To educate employees about this, BECU issues a Total Rewards Statement showing the value of such benefits to the employee and his or her family.
Looking beyond the credit union's employees, let's assume some BECU members see minimum wage hikes boosting their paychecks. Does that suggest the credit union will gain as those members qualify for loans they couldn't previously afford?
“Net income is obviously something that's looked at,” Pietzsch responded. “If somebody is making more money that's certainly going to increase the probability they’re going to qualify for a loan or possibly a larger loan. That's true for anyone whose income increases over their lifetime.”
Shannon offered another perspective. There are many wage-based programs that provide benefits such as food stamps. If the minimum wage increases, some people could see themselves no longer qualifying for certain assistance, leaving them with higher costs at the grocery store or elsewhere and less income for other expenses such as loans.
Jeff Adams is president/CEO of the $601 million Horizon Credit Union in Spokane Valley. Although his credit union isn't affected by the SeaTac or Seattle minimum wage laws, it does fall under Washington State's new $9.32 minimum.
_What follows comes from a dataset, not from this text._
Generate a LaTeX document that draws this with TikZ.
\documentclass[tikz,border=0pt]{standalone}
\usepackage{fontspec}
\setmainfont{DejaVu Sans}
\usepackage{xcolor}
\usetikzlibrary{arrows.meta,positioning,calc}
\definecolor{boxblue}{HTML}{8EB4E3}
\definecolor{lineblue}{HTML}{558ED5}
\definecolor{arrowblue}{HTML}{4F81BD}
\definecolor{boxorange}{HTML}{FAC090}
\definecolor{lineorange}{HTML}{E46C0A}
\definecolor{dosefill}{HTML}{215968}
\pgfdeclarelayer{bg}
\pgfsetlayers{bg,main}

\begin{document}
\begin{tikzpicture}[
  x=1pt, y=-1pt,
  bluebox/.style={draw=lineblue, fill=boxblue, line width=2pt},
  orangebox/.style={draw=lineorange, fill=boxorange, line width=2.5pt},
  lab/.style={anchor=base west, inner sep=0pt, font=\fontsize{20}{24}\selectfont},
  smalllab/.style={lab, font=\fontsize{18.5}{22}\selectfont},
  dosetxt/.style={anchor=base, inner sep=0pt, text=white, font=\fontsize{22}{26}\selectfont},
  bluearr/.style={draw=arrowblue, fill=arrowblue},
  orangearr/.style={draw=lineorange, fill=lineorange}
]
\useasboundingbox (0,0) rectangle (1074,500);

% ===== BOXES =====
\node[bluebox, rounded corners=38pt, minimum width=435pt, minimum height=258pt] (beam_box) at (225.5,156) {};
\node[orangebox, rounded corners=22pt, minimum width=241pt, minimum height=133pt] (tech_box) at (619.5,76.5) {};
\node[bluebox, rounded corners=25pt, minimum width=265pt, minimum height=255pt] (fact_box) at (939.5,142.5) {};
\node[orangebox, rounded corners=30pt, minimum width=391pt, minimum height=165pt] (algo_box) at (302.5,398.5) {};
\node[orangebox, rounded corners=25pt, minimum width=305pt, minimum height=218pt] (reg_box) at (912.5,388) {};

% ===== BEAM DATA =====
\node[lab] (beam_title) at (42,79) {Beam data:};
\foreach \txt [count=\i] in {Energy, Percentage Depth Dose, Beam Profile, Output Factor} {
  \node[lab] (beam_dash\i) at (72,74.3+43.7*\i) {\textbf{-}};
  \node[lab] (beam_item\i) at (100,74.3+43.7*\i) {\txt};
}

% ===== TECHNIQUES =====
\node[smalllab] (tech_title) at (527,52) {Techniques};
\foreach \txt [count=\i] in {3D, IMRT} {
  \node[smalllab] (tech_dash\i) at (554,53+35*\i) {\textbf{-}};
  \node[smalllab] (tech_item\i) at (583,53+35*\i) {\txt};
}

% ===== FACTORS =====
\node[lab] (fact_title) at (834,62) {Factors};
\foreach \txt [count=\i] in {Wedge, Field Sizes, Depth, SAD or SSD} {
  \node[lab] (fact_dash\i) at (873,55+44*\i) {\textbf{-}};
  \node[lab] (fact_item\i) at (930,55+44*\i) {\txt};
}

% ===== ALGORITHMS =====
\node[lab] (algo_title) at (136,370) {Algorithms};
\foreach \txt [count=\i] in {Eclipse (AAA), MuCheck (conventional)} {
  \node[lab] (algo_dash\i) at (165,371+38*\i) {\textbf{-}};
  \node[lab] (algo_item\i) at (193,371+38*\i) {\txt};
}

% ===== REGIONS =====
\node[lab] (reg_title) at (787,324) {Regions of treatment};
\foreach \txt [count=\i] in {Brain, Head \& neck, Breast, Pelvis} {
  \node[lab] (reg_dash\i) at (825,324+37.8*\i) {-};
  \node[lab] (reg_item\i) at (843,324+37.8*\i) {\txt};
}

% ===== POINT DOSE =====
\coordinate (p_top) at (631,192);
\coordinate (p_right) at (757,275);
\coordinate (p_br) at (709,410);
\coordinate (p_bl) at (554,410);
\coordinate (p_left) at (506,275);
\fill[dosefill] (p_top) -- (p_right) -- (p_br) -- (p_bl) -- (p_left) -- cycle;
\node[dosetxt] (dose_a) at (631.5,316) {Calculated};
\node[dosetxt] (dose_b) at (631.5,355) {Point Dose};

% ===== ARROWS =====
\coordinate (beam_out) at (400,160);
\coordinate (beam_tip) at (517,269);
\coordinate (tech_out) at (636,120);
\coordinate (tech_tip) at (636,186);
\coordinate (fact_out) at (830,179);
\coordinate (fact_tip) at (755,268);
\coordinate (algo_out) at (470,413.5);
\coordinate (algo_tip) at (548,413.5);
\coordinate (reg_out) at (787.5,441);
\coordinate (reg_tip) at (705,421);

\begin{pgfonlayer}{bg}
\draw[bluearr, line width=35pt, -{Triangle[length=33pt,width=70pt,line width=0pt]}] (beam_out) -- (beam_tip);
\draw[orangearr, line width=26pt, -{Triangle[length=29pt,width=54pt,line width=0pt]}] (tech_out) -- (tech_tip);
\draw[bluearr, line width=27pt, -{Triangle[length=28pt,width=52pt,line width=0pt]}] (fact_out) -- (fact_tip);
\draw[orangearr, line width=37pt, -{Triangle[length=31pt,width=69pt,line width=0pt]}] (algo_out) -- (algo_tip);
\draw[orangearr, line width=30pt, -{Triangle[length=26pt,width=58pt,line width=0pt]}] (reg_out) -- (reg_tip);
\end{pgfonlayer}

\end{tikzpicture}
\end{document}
Adams sketched a mixed outlook regarding employment in the Spokane area.
“The economy has moved in the right direction over the past couple years,” he observed. “There are a couple things that have impacted jobseekers. There are more jobs available because unemployment is lower. But in our area a couple of larger companies have closed and there have been some mergers.”
Jodie Olson, vice president of human resources, confirmed HCU entry-level jobs start above minimum wage and agreed with comments from BECU that a total compensation package is important.
As for the impact of minimum wage hikes on members, there are many variables.
“Some people may be able to go out and get loans,” Adams said. “But if you get a $2 or $3 an hour raise, you usually don't run out and buy a car right away. You’re going to see costs in other areas increase.”
Just as all politics is said to be local, evidently the impact of minimum wage hikes varies from Seattle to the eastern side of the state.
Suzy Fonseca is president/CEO of the $64 million Lower Valley Credit Union in Sunnyside, Wash. It's a rural area, relying heavily on agriculture.
“Like many employers, we have always strived to pay higher than minimum to attract and retain the best possible talent,” Fonseca said.
“With that said, the as minimum wage has increased our spreads have decreased, and although we have managed nicely, it has made it a bit more challenging to stay ahead of the pack in this respect.”
Fonseca, whose credit union was the 2014 winner of the CU Times Trailblazer Award for Outstanding Service to the Underserved, also doesn't see a minimum wage increase affecting LVCU's members to any great extent.
“We serve a unique membership mix,” she explained. “Since we are agriculturally rooted we support our farmers as well as our farm laborers. Their buying power is relatively unchanged due to the volume of the workforce.”